- Directed by: Johannes Knittel
- Written by: Gerhard Bengsch
- Produced by: Alexander Lösche
- Starring: Hartmut Reck
- Cinematography: Ernst W. Fiedler
- Edited by: Wally Gurschke
- Music by: Günter Hörig
- Distributed by: Progress Film
- Release date: 27 November 1959;
- Running time: 74 minutes
- Country: East Germany
- Language: German

= The Goodies (film) =

1959 film

Musterknaben (Role Models; English-language title: The Goodies; also known as Das Beschwerdebuch or Alles aus Liebe) is an East German romantic comedy film, directed by Johannes Knittel. It was originally released in the GDR in 1959 and again in Hungary in 1960.

==Plot==
Bassi and Edwin are the two laziest, most irresponsible construction workers in their workers' brigade.
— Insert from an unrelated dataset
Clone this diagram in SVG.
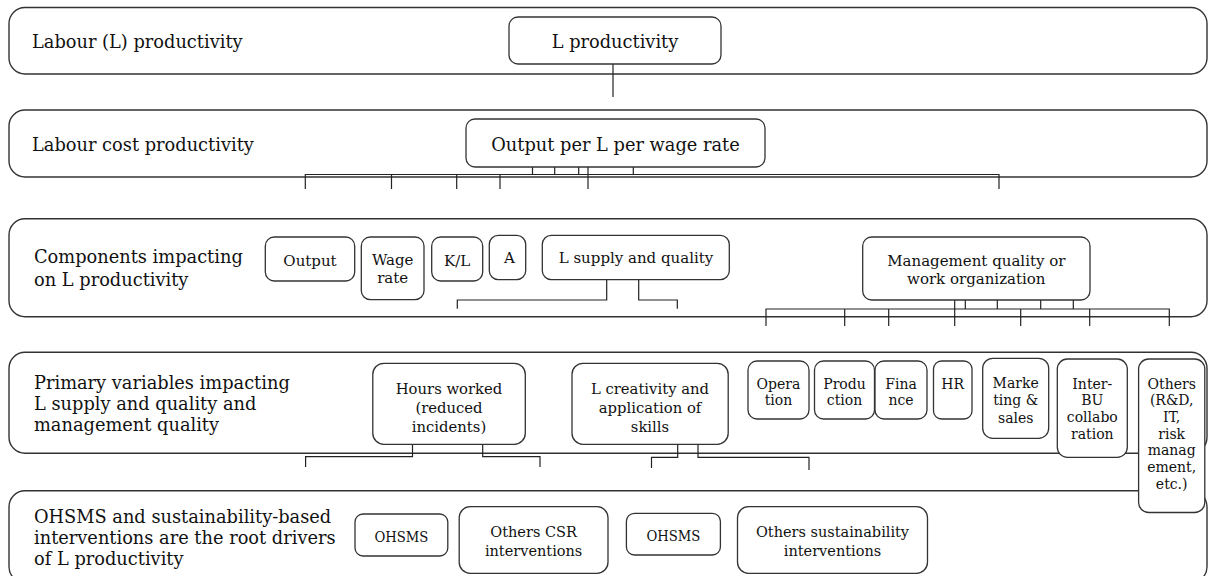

When they fall in love with their neighbors Thea and Susi, they pretend to be reliable young men and accompany their friends to a meeting of the local chapter house. To keep up appearances, the two are forced to undertake several duties which they would not have dreamed of doing otherwise. The plot turns into a chain of comical mistakes, but eventually the two new couples reunite and all ends well.

==Reception==
The West German Catholic Film Service regarded the film as one "with a weak plot line, the same old gags used over and over again." The film critic of the journal Cinema wrote that "even in the 1950s, it was not witty."